Вместо ответа Антоний указал мне на дверь в палатке, и я вышел.
На следующее утро началась казнь. Тяжеловооруженные преторианские когорты — отборные войска — окружили плотным кольцом место, куда затем явились несчастные защитники, разбившись в группы по десять человек. Большинство из них от страха всю ночь не могли сомкнуть глаз И выглядели уставшими и истощенными, потому что нам пришлось наполовину сократить дневной паек. На лицах людей отражались различные чувства, с которыми они шли на предстоящую казнь. Ведь никто не знал, что его ждет, и можно было увидеть оптимистов, упрямые лица тех, кто говорил себе: «Будь что будет, я не сдамся», и отчаяние тех, кто не доверял фортуне и опасался самого худшего.
Мне было жаль бедных парней, поскольку я никогда не мог согласиться с подобной формой правосудия. Ведь вполне возможно, что жребий выпадет как раз нескольким храбрецам, которых заставил отступить только перевес сил противника, в то время как некоторым из тех, кто струсил, повезет и они останутся в живых.
Жеребьевку производил один из тех немногих, кто не был солдатом, чтобы ничто не могло повлиять на ее исход. Итак, один из погонщиков мулов проходил со шлемом от десятки к десятке. Каждый должен был отвернувшись вытянуть свой жребий, и те, кому доставалась одна из девяти белых палочек, были спасены. Остальные же должны были выйти и опуститься на колени перед карнификсом. Это был не профессиональный палач, а просто один из самых сильных и ловких легионеров, гордившийся тем, что может одним ударом снести голову с плеч.
И они выходили, большинство даже не медля, только некоторые качали головой, не в силах понять, как это фортуна изменила им. Они опускались на колени перед карнификсом, наклоняли голову, тот замахивался, и только в нескольких случаях ему потребовалось больше одного удара.
Я видел только начало казни, а потом ушел прочь, провожаемый укоризненными взглядами.
Должен ли я здесь похвалить дисциплину в римском войске и восхититься мужеством осужденных на смерть, которые, вытянув черную палочку, выходили из строя так молодцевато, будто им предстояло получить награду? Египетский солдат, возможно, бросился бы в ноги полководцу, умоляя его смягчить наказание и обещая исправиться. Но здесь многие вынуждены были расплачиваться за «преступление» немногих, за нескольких бедных парней, потерявших мужество, когда на них надвинулись превосходящие силы врага.

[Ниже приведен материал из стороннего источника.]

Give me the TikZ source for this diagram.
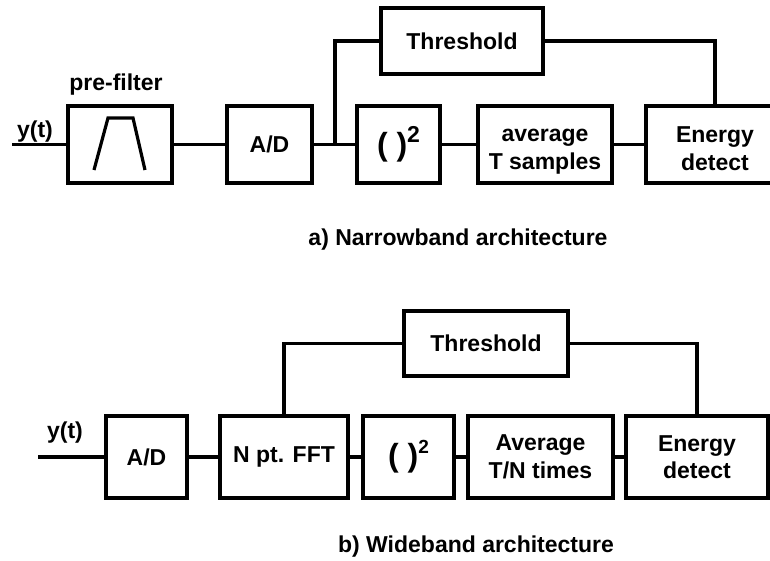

Некоторые из легионеров, с которыми я потом беседовал, отзывались о децимации весьма положительно. Да, считали они, время от времени необходимо устраивать что-нибудь подобное, и к тому же в римских легионах всегда существовал такой обычай. Никто в войске не держал зла на императора за эту казнь и не считал его извергом.

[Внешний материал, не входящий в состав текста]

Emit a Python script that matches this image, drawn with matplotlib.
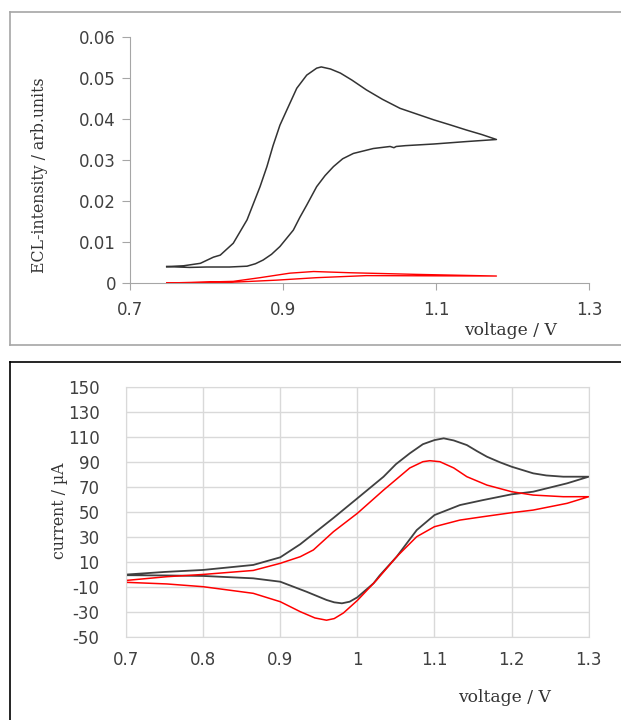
import numpy as np
import matplotlib.pyplot as plt
from matplotlib.lines import Line2D

# ECL, black loop (forward then back)
ecl_v_fwd = [0.748, 0.770, 0.792, 0.809, 0.818, 0.835, 0.853, 0.870, 0.879, 0.887, 0.896, 0.905,
             0.918, 0.931, 0.944, 0.950, 0.962, 0.975, 0.990, 1.009, 1.030, 1.053, 1.075, 1.097,
             1.118, 1.140, 1.160, 1.179]
ecl_i_fwd = [0.0040, 0.0042, 0.0048, 0.0063, 0.0068, 0.0097, 0.0154, 0.0235, 0.0284, 0.0335, 0.0385,
             0.0422, 0.0475, 0.0507, 0.0524, 0.0527, 0.0522, 0.0512, 0.0495, 0.0471, 0.0448, 0.0426,
             0.0412, 0.0398, 0.0386, 0.0373, 0.0362, 0.0350]
ecl_v_rev = [1.179, 1.140, 1.097, 1.060, 1.048, 1.045, 1.040, 1.018, 0.992, 0.978, 0.966, 0.955,
             0.944, 0.931, 0.922, 0.9135, 0.896, 0.885, 0.874, 0.864, 0.853, 0.830, 0.800, 0.778,
             0.748]
ecl_i_rev = [0.0350, 0.0345, 0.0339, 0.0335, 0.0333, 0.0330, 0.0333, 0.0328, 0.0316, 0.0303, 0.0284,
             0.0262, 0.0235, 0.0190, 0.0160, 0.0129, 0.0089, 0.0070, 0.0056, 0.0047, 0.0041, 0.0039,
             0.0039, 0.0038, 0.0040]

# ECL, red loop
ecl_red_v_fwd = [0.748, 0.835, 0.870, 0.909, 0.940, 0.988, 1.075, 1.179]
ecl_red_i_fwd = [0.0000, 0.0004, 0.0013, 0.0024, 0.0028, 0.0025, 0.0021, 0.0017]
ecl_red_v_rev = [1.179, 1.009, 0.944, 0.892, 0.835, 0.748]
ecl_red_i_rev = [0.0017, 0.0018, 0.0013, 0.0007, 0.0002, 0.0000]

# CV, black
cv_v_fwd = [0.70, 0.75, 0.80, 0.865, 0.90, 0.926, 0.952, 0.969, 1.00, 1.034, 1.050, 1.068, 1.085,
            1.10, 1.112, 1.125, 1.142, 1.155, 1.168, 1.185, 1.20, 1.228, 1.245, 1.267, 1.30]
cv_i_fwd = [-0.3, 1.8, 3.4, 7.4, 13.5, 24, 36.7, 45, 60.7, 78, 88, 96.7, 104, 107.3, 108.7, 107,
            103.3, 98.5, 94, 89.5, 86, 80.7, 79, 78, 78]
cv_v_rev = [1.30, 1.272, 1.228, 1.20, 1.163, 1.133, 1.10, 1.077, 1.051, 1.029, 1.021, 1.00, 0.990,
            0.980, 0.970, 0.960, 0.934, 0.90, 0.865, 0.80, 0.75, 0.70]
cv_i_rev = [78, 72.7, 66, 63.9, 59.3, 55.3, 47.3, 35.3, 14, -1, -7.3, -18.5, -22, -23.3, -22.5,
            -20.6, -14, -6, -3.3, -1.4, -1.0, -0.8]

# CV, red
cv_red_v_fwd = [0.70, 0.753, 0.80, 0.865, 0.90, 0.926, 0.943, 0.969, 1.00, 1.034, 1.068, 1.085,
                1.094, 1.107, 1.125, 1.142, 1.168, 1.20, 1.228, 1.267, 1.30]
cv_red_i_fwd = [-5, -2, -0.2, 3, 8.7, 14, 19.4, 34, 48.7, 67.3, 85, 90, 90.8, 90, 85, 78, 71.3,
                66, 63.3, 62, 62]
cv_red_v_rev = [1.30, 1.272, 1.228, 1.20, 1.163, 1.133, 1.10, 1.077, 1.051, 1.025, 1.00, 0.982,
                0.970, 0.960, 0.945, 0.926, 0.90, 0.865, 0.80, 0.753, 0.70]
cv_red_i_rev = [62, 56.7, 51.3, 49.2, 46, 43.3, 38, 30, 14, -4.7, -21, -31, -35.5, -36.8, -35,
                -30, -22, -15.3, -10, -7.8, -6.5]

tick_font = 'DejaVu Sans'
label_font = 'DejaVu Serif'
txt = '#404040'

fig = plt.figure(figsize=(6.21, 7.2), dpi=100)

# panel frames
fig.add_artist(Line2D([10/621, 1], [1-12/720, 1-12/720], color='#a6a6a6', lw=1.2))
fig.add_artist(Line2D([10/621, 1], [1-345/720, 1-345/720], color='#a6a6a6', lw=1.2))
fig.add_artist(Line2D([10/621, 10/621], [1-12/720, 1-345/720], color='#a6a6a6', lw=1.2))
fig.add_artist(Line2D([10/621, 1], [1-362/720, 1-362/720], color='black', lw=1.2))
fig.add_artist(Line2D([10/621, 10/621], [1-362/720, 0], color='black', lw=1.2))

# top: ECL
ax1 = fig.add_axes([130/621, 1-283/720, 459/621, 246/720])
ax1.plot(ecl_v_fwd + ecl_v_rev, ecl_i_fwd + ecl_i_rev, color='#333333', lw=1.1)
ax1.plot(ecl_red_v_fwd + ecl_red_v_rev, ecl_red_i_fwd + ecl_red_i_rev, color='#ff0000', lw=1.0)
ax1.set_xlim(0.7, 1.3)
ax1.set_ylim(0, 0.06)
ax1.set_xticks([0.7, 0.9, 1.1, 1.3])
ax1.set_xticklabels(['0.7', '0.9', '1.1', '1.3'])
ax1.set_yticks([0, 0.01, 0.02, 0.03, 0.04, 0.05, 0.06])
ax1.set_yticklabels(['0', '0.01', '0.02', '0.03', '0.04', '0.05', '0.06'])
for s in ['top', 'right']:
    ax1.spines[s].set_visible(False)
for s in ['left', 'bottom']:
    ax1.spines[s].set_color('#a6a6a6')
ax1.tick_params(axis='y', length=6, color='#a6a6a6', pad=4, labelcolor=txt)
ax1.tick_params(axis='x', length=5, color='#a6a6a6', pad=8, labelcolor=txt)
for lab in ax1.get_xticklabels() + ax1.get_yticklabels():
    lab.set_fontfamily(tick_font)
    lab.set_fontsize(12)
fig.text(40/621, 1-175/720, 'ECL-intensity / arb.units', rotation=90, ha='center', va='center',
         fontfamily=label_font, fontsize=11.3, color='#333333')
fig.text(510/621, 1-331/720, 'voltage / V', ha='center', va='center',
         fontfamily=label_font, fontsize=12.3, color='#333333')

# bottom: CV
ax2 = fig.add_axes([126/621, 1-636.7/720, 462.7/621, 250/720])
ax2.plot(cv_v_fwd + cv_v_rev, cv_i_fwd + cv_i_rev, color='#404040', lw=1.3)
ax2.plot(cv_red_v_fwd + cv_red_v_rev, cv_red_i_fwd + cv_red_i_rev, color='#ff0000', lw=1.1)
ax2.set_xlim(0.7, 1.3)
ax2.set_ylim(-50, 150)
ax2.set_xticks(np.arange(0.7, 1.31, 0.1))
ax2.set_xticklabels(['0.7', '0.8', '0.9', '1', '1.1', '1.2', '1.3'])
ax2.set_yticks(np.arange(-50, 151, 20))
ax2.set_yticklabels([str(v) for v in range(-50, 151, 20)])
ax2.grid(True, color='#d9d9d9', lw=1.0)
ax2.set_axisbelow(True)
for s in ax2.spines.values():
    s.set_color('#d9d9d9')
ax2.tick_params(length=0, labelcolor=txt)
ax2.tick_params(axis='y', pad=19)
ax2.tick_params(axis='x', pad=10)
for lab in ax2.get_xticklabels() + ax2.get_yticklabels():
    lab.set_fontfamily(tick_font)
    lab.set_fontsize(12)
fig.text(60/621, 1-511/720, 'current / µA', rotation=90, ha='center', va='center',
         fontfamily=label_font, fontsize=11.3, color='#333333')
fig.text(504/621, 1-697/720, 'voltage / V', ha='center', va='center',
         fontfamily=label_font, fontsize=12.3, color='#333333')

fig.savefig('out.png', dpi=100)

Сначала меня удивляло подобное отношение, но, подумав, я нашел это не таким уж странным. Эти люди испытывали прежде всего огромное облегчение и благодарность за то, что черная палочка досталась не им. Конечно, они сочувствовали своим менее везучим товарищам, но чувство счастья от того, что они еще раз уцелели, перевешивало все остальное. После этого люди особенно старались превзойти друг друга в исполнении своего служебного долга, не говоря уже о том, что они больше ценили приказы вышестоящих командиров и видели в них божественное Провидение. Так было и в Египте: приказы и решения того, кто восседал на троне фараонов, не подлежали сомнению или критике. Все, что исходило от повелителя или повелительницы «обеих земель», было с согласия и одобрения богов, и никто не осмелился бы противиться им.